Dasher “Bu oldukça mantıklı zira Amazon gibi doğuştan teknoloji ile yola çıkan ve sürekli kendilerini geliştiren şirketlerin başlangıçtan itibaren iyi birer güvenlik modelleri vardır,” diyor. “Taştan ve duvardan yapılmış gerçek mağazaların pek çoğu buna sahip değiller. Çelişkili ayarlara sahipler. Bazıları da hala DOS tabanlı satış-noktası sistemi kullanmaktalar.”
Bu ayrım, perakende satış mağazalarının on-line rakiplerine göre asıl sorunlarını ortaya koyuyor. Uygunluk ve satış vergilerinden kaçınmanın dışında eğer Amazon’dan alışveriş yapmak mağazadan alışveriş yapmaktan daha güvenli gözükürse, geleneksel perakende satış mağazaları için bu durum ciddi bir problem yaratabilir.
Dasher “Perakende satış mağazalarının bu konuda daha fazla çaba sarf etmeleri gerekecek, ancak bu durum onları daha da güç bir pozisyona sokabilir,” diyor. “Perakendecilerin çoğu sipariş üzerine bir satış noktası sistemi kullandıkları için anlaştıklarından çok daha ucuz bir elle oyuna başlıyorlar dolayısıyla da hızlı bir satış sonrası güvenlik yamasından kaçınacaklardır.”

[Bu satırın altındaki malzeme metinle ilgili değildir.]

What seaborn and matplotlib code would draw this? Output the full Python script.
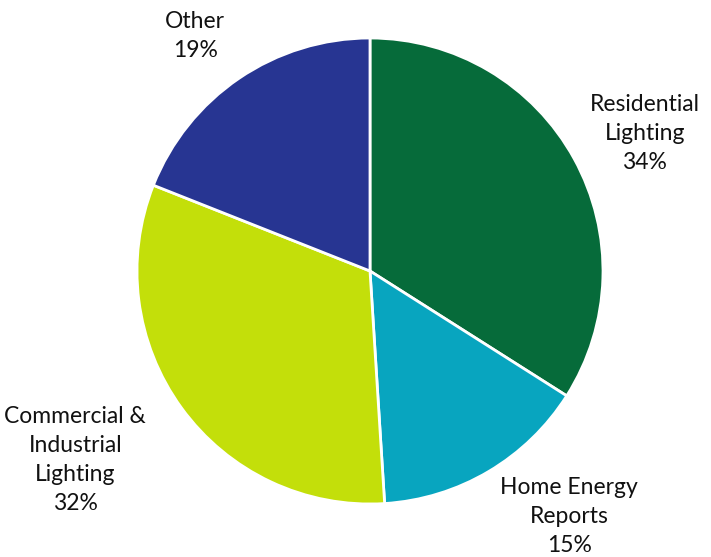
import matplotlib
matplotlib.use("Agg")
import matplotlib.pyplot as plt
import seaborn as sns
import numpy as np

categories = ["Residential\nLighting", "Home Energy\nReports", "Commercial &\nIndustrial\nLighting", "Other"]
shares = [34, 15, 32, 19]
colors = ["#066B3A", "#08A5BF", "#C3DF0A", "#273592"]

# label anchor positions (axes data units, pie radius = 1)
label_xy = [(1.18, 0.59), (0.855, -1.055), (-1.265, -0.81), (-0.75, 1.01)]

sns.set_theme(style="white")
plt.rcParams["font.family"] = ["Lato", "DejaVu Sans"]

W, H = 711, 557
fig = plt.figure(figsize=(W / 100, H / 100), dpi=100)
cx, cy, r = 370, 271, 233
ax = fig.add_axes([(cx - r) / W, 1 - (cy + r) / H, 2 * r / W, 2 * r / H])

ax.pie(shares, colors=colors, startangle=90, counterclock=False, radius=1,
       wedgeprops=dict(edgecolor="white", linewidth=2.0))
ax.set_xlim(-1, 1)
ax.set_ylim(-1, 1)
ax.set_aspect("equal")
ax.axis("off")

for name, val, (x, y) in zip(categories, shares, label_xy):
    ax.text(x, y, f"{name}\n{val}%", ha="center", va="center", fontsize=16.5,
            color="#111111", linespacing=1.47, clip_on=False)

fig.savefig("out.png", dpi=100, facecolor="white")
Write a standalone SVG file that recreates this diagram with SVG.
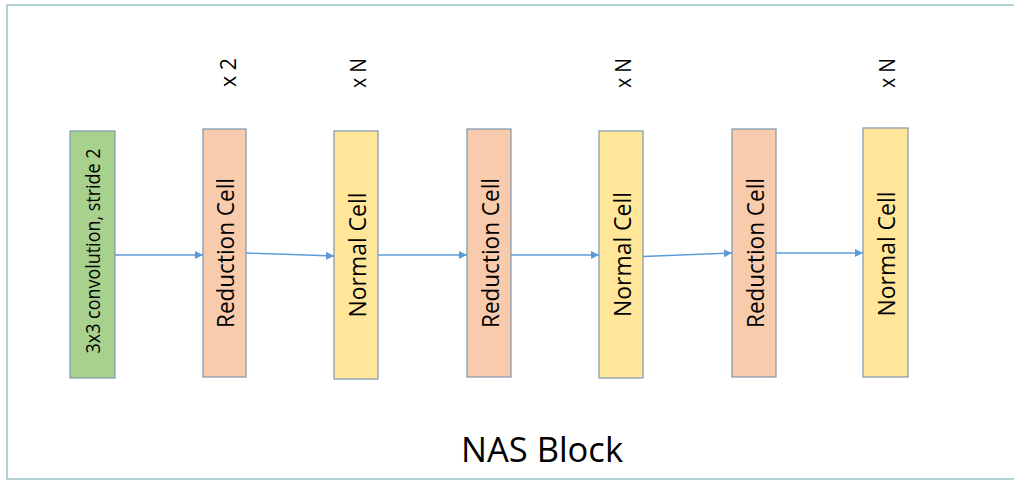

Bazı finans hizmetleri firmaları için güvenlik açıkları geçmişte yaşıyor olmanın getirdiği bir talihsiz bir sonuç olarak nitelenebilir. Pek çok firma kiralık hatlar aracılığı ile birbirine bağlanmış bilgisayarlardan faydalanıyorlar dolayısıyla da güvenli networkler üzerinde güvenilir olmayan bir işlem geçmişlerine sahipler. Internet’in gelişi ile birlikte artık güvenli işlemleri hiç güvenli olmayan bir network üzerinde gerçekleştirmek durumundalar. Dasher “Dolayısıyla pozisyonlarının güvenli olduğuna dair yanlış bir fikre kapılmış olmaları çok da şaşırtıcı olmaz,” diyor.
Firstbook rapora sponsor olan iki firma tarafından satılan güvenlik ürünlerindense daha çok insan etmeni üzerine odaklanılması gerektiğini düşünüyor.
Firstbook “Veri açıkları oluşması riskini minimalize etmek teknolojinin dışında, veri tanımlaması ve sınıflandırılması, veri ayıklanması ve prosedürlerde yapılacak değişiklikler gibi birçok manuel süreci de beraberinde getiriyor. Bunlara kullanıcı eğitimi de eklenebilir,” diyor. “Bazı teknolojiler bu konuda yardımcı güç olabilirler ancak kesin çözüm değillerdir.”